Benjamin Graham and David Dodd, whose 1934 work Security Analysis laid the intellectual foundation for how creditors evaluate risk, distinguished sharply between how the same balance sheet figures appear to an equity investor and a senior lender. The creditor reads for protection and worst-case liquidity. The equity investor reads for upside. That asymmetry explains why two people can look at the same current ratio and reach entirely different conclusions about what it signals.


Consider what your covenant architecture reveals about where your lender sees concentration risk. A company with a tight debt-service coverage ratio covenant and relatively loose debt-to-EBITDA limits tells you the lender is more concerned about cash generation consistency than total debt load. A tight liquidity covenant — minimum cash or availability on a revolving facility — signals where the bank believes your operational resilience is most exposed. These are not arbitrary benchmarks. They're a window into the credit committee's thinking, and companies that read them that way can shape their conversations with lenders far more effectively.

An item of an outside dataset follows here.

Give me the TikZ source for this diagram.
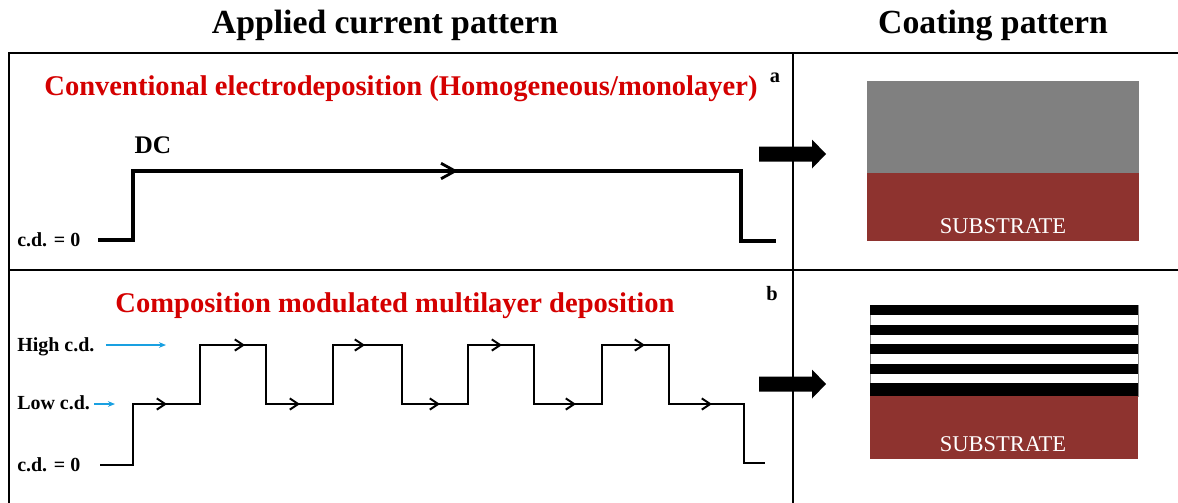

Proactive Treasury Management as a Two-Way Practice


The practical question is what this means operationally. It's less complicated than it sounds, but it requires a deliberate shift in how the finance function approaches lender engagement.


Start with cadence. Quarterly compliance reporting is the floor, not the ceiling. The most effective banking relationships involve regular touchpoints — not always formal, not always financial — that maintain shared context over time. A brief call when a material contract closes. An early conversation when you're modeling a scenario that might affect covenant math in future quarters, even if the current quarter is clean. If a temporary spike in inventory is anticipated due to a strategic bulk purchase, inform the relationship manager before the transaction occurs. When the numbers arrive on the desk of the credit officer, they should confirm a story already heard — not raise a flag demanding investigation.

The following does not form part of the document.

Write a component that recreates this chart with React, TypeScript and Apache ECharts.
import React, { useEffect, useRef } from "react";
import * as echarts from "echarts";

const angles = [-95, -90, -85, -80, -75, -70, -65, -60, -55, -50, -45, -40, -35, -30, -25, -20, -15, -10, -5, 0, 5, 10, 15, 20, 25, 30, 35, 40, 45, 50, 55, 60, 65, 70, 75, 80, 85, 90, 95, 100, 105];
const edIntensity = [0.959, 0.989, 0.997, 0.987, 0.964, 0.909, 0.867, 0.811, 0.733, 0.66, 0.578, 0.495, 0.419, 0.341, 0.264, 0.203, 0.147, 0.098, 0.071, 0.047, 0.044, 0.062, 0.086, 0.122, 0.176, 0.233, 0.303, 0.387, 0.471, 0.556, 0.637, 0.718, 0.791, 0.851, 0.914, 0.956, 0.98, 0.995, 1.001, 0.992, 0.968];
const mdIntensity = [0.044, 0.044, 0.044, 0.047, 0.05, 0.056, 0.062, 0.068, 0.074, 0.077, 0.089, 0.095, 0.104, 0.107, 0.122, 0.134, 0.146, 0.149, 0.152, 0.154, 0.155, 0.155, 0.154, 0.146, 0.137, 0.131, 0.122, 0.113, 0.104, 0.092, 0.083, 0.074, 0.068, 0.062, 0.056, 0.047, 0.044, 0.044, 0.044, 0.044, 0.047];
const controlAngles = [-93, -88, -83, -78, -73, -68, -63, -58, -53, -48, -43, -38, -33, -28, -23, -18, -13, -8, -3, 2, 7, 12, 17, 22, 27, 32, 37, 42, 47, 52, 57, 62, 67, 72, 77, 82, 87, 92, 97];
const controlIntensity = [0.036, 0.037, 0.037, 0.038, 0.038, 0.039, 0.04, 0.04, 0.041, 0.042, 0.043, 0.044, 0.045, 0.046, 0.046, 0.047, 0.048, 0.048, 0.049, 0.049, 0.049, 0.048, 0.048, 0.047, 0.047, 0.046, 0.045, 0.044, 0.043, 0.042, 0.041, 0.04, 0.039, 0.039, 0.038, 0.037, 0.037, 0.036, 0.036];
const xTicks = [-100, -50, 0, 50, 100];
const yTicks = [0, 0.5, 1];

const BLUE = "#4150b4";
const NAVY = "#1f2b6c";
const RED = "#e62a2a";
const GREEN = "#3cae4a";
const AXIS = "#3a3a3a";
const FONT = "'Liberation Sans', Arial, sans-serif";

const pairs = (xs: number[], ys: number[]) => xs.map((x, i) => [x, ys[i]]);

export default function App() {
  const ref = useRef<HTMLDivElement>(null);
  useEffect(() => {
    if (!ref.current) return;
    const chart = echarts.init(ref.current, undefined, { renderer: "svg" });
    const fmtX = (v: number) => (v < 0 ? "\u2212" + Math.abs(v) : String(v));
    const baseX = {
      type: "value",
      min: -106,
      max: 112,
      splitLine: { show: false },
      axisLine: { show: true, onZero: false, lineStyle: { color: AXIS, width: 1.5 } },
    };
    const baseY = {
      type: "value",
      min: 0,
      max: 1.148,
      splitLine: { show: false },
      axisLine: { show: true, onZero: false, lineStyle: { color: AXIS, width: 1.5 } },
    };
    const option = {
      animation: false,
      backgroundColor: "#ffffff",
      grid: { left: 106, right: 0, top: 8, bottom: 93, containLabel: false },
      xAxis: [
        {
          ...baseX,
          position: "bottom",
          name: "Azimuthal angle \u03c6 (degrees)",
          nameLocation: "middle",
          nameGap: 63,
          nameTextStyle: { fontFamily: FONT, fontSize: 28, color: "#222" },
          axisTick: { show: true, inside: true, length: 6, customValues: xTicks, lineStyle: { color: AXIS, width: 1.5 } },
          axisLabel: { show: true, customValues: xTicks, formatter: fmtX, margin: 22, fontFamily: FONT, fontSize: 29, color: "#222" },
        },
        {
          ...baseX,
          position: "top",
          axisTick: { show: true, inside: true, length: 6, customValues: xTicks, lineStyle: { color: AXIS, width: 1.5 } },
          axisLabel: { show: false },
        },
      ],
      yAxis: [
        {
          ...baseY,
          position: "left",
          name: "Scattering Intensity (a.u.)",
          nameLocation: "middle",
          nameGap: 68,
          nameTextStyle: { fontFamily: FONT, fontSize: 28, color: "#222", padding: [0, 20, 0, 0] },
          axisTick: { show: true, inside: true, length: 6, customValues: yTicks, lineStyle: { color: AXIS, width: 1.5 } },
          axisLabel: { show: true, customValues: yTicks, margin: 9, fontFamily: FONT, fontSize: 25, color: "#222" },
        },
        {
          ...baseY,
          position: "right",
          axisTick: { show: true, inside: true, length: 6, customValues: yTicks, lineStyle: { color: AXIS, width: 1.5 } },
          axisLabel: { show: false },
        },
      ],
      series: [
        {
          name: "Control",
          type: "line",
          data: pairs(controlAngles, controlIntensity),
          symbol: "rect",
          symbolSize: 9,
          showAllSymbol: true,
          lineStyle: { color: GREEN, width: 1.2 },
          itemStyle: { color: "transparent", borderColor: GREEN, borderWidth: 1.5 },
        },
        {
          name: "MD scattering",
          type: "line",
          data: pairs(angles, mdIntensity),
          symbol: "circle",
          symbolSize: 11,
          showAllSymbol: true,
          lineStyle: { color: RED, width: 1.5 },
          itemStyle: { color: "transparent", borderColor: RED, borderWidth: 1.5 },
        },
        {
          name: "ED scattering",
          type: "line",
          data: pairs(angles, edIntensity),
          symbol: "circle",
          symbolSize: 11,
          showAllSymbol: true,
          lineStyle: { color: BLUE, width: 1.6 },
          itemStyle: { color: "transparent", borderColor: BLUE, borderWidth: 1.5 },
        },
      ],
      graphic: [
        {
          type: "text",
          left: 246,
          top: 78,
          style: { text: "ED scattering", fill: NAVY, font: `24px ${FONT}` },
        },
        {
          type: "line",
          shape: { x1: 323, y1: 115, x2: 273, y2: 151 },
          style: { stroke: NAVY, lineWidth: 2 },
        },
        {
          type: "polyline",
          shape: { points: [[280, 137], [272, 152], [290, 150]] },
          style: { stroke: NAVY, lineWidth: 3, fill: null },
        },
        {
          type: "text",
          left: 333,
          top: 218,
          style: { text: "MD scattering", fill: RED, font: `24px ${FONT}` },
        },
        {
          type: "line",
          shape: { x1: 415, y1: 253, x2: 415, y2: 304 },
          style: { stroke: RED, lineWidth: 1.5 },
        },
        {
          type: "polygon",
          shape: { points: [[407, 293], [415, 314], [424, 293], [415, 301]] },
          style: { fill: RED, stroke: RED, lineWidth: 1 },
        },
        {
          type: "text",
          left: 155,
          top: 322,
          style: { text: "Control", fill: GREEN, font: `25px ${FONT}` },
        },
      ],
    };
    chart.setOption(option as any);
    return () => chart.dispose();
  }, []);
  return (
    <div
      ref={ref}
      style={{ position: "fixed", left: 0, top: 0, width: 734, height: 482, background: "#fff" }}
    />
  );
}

The content matters as much as the cadence. The most valuable information you can share with a lender is forward-looking context they can't get from the financials alone. When EBITDA is expanding because of a margin mix shift rather than revenue growth, say so. When working capital is tightening because you've extended terms to win a strategic account, explain the revenue logic. Most finance teams give lenders the numbers and let them draw their own conclusions. The companies that manage these relationships well give them the story behind the numbers.

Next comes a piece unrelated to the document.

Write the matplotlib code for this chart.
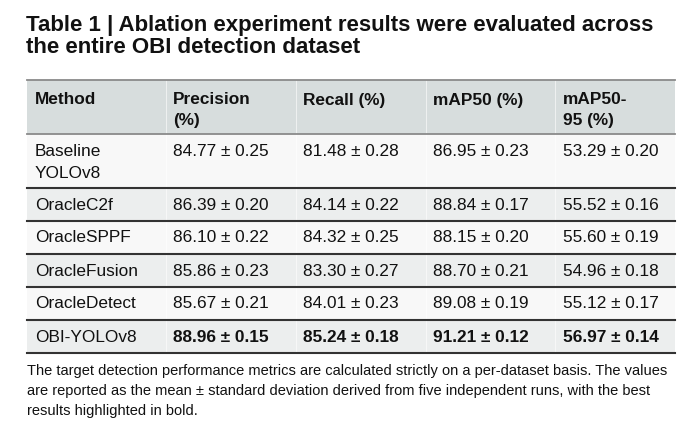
import matplotlib.pyplot as plt
from matplotlib.patches import Rectangle

plt.rcParams['font.family'] = ['Liberation Sans', 'DejaVu Sans']

# Table content
title_lines = ['Table 1 | Ablation experiment results were evaluated across',
               'the entire OBI detection dataset']
headers = [['Method'], ['Precision', '(%)'], ['Recall (%)'], ['mAP50 (%)'], ['mAP50-', '95 (%)']]
methods = [['Baseline', 'YOLOv8'], ['OracleC2f'], ['OracleSPPF'], ['OracleFusion'],
           ['OracleDetect'], ['OBI-YOLOv8']]
precision = ['84.77', '86.39', '86.10', '85.86', '85.67', '88.96']
precision_sd = ['0.25', '0.20', '0.22', '0.23', '0.21', '0.15']
recall = ['81.48', '84.14', '84.32', '83.30', '84.01', '85.24']
recall_sd = ['0.28', '0.22', '0.25', '0.27', '0.23', '0.18']
map50 = ['86.95', '88.84', '88.15', '88.70', '89.08', '91.21']
map50_sd = ['0.23', '0.17', '0.20', '0.21', '0.19', '0.12']
map5095 = ['53.29', '55.52', '55.60', '54.96', '55.12', '56.97']
map5095_sd = ['0.20', '0.16', '0.19', '0.18', '0.17', '0.14']
bold_row = 5
caption = ['The target detection performance metrics are calculated strictly on a per-dataset basis. The values',
           'are reported as the mean \u00b1 standard deviation derived from five independent runs, with the best',
           'results highlighted in bold.']

W, H = 691, 426
fig = plt.figure(figsize=(W / 100, H / 100), dpi=100)
ax = fig.add_axes([0, 0, 1, 1])
ax.set_xlim(0, W)
ax.set_ylim(H, 0)
ax.axis('off')

left, right = 27, 675
col_x = [35, 173, 303, 433, 563]
sep_x = [166, 296, 426, 555]
header_top, header_bot = 80, 134
row_edges = [134, 188, 221, 254, 287, 320, 353]

# title
for i, line in enumerate(title_lines):
    ax.text(left - 1, 25 + i * 22.5, line, fontsize=16, fontweight='bold',
            va='center', ha='left', color='#111111')

# header
ax.add_patch(Rectangle((left, header_top), right - left, header_bot - header_top,
                       color='#d7dddd', lw=0))
for j, h in enumerate(headers):
    for k, part in enumerate(h):
        ax.text(col_x[j], 100 + k * 21, part, fontsize=12.4, fontweight='bold',
                va='center', ha='left', color='#111111')

# rows
cols = [(precision, precision_sd), (recall, recall_sd), (map50, map50_sd), (map5095, map5095_sd)]
for i in range(len(methods)):
    y0, y1 = row_edges[i], row_edges[i + 1]
    bg = '#f8f8f8' if i % 2 == 0 else '#eceeee'
    ax.add_patch(Rectangle((left, y0), right - left, y1 - y0, color=bg, lw=0))
    if len(methods[i]) > 1:
        ys = [y0 + 18 + k * 21.5 for k in range(len(methods[i]))]
    else:
        ys = [(y0 + y1) / 2 + 0.5]
    for k, part in enumerate(methods[i]):
        ax.text(col_x[0], ys[k], part, fontsize=12.4, va='center', ha='left', color='#111111')
    w = 'bold' if i == bold_row else 'normal'
    for j, (m, s) in enumerate(cols):
        ax.text(col_x[j + 1], ys[0], f'{m[i]} \u00b1 {s[i]}', fontsize=12.4, fontweight=w,
                va='center', ha='left', color='#111111')

# column separators
for x in sep_x:
    ax.plot([x, x], [header_top, row_edges[-1]], color='white', lw=0.7, alpha=0.6)

# horizontal rules
ax.plot([left, right], [header_top, header_top], color='#8a8a8a', lw=1.3)
ax.plot([left, right], [header_bot, header_bot], color='#8a8a8a', lw=1.3)
for y in row_edges[1:]:
    ax.plot([left, right], [y, y], color='#333333', lw=1.5)

# caption
for i, line in enumerate(caption):
    ax.text(left, 370.5 + i * 20.5, line, fontsize=10.5, va='center', ha='left', color='#111111')

fig.savefig('out.png', dpi=100)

The other side of this exchange is intelligence about the credit environment. Your banker knows where rates are moving, where sector exposure is causing credit committees to tighten standards, and where your debt structure sits relative to current market conditions. Ask for it explicitly. A company that periodically asks its banker how its credit profile compares to market benchmarks gets a perspective that internal financial modeling rarely surfaces.


Elroy Dimson, the London Business School professor whose foundational work on investment risk has shaped how practitioners think about uncertainty, captured the essential challenge: "Risk means more things can happen than will happen." That observation defines the lender's daily reality. They are not evaluating your company against a single expected outcome — they're evaluating it against the full range of things that could happen instead. The organizations that earn the most trust from their lenders are those that demonstrate they're thinking the same way.


When the Signal Changes


Credit relationships earn their value most clearly when conditions shift. Companies that have built consistent, proactive banking relationships find that those relationships carry real goodwill — and that goodwill is not abstract.


Alan Greenspan, in his address titled "Monetary Policy under Uncertainty" at the Federal Reserve Bank of Kansas City's annual economic symposium in Jackson Hole in August 2003, framed the challenge in terms that apply directly to how lenders manage borrower relationships. Uncertainty, he argued, is "not just an important feature of the monetary policy landscape — it is the defining characteristic of that landscape." Credit officers operate inside that same uncertainty every day — and the borrowers who reduce it through transparent, consistent communication earn a fundamentally different standing.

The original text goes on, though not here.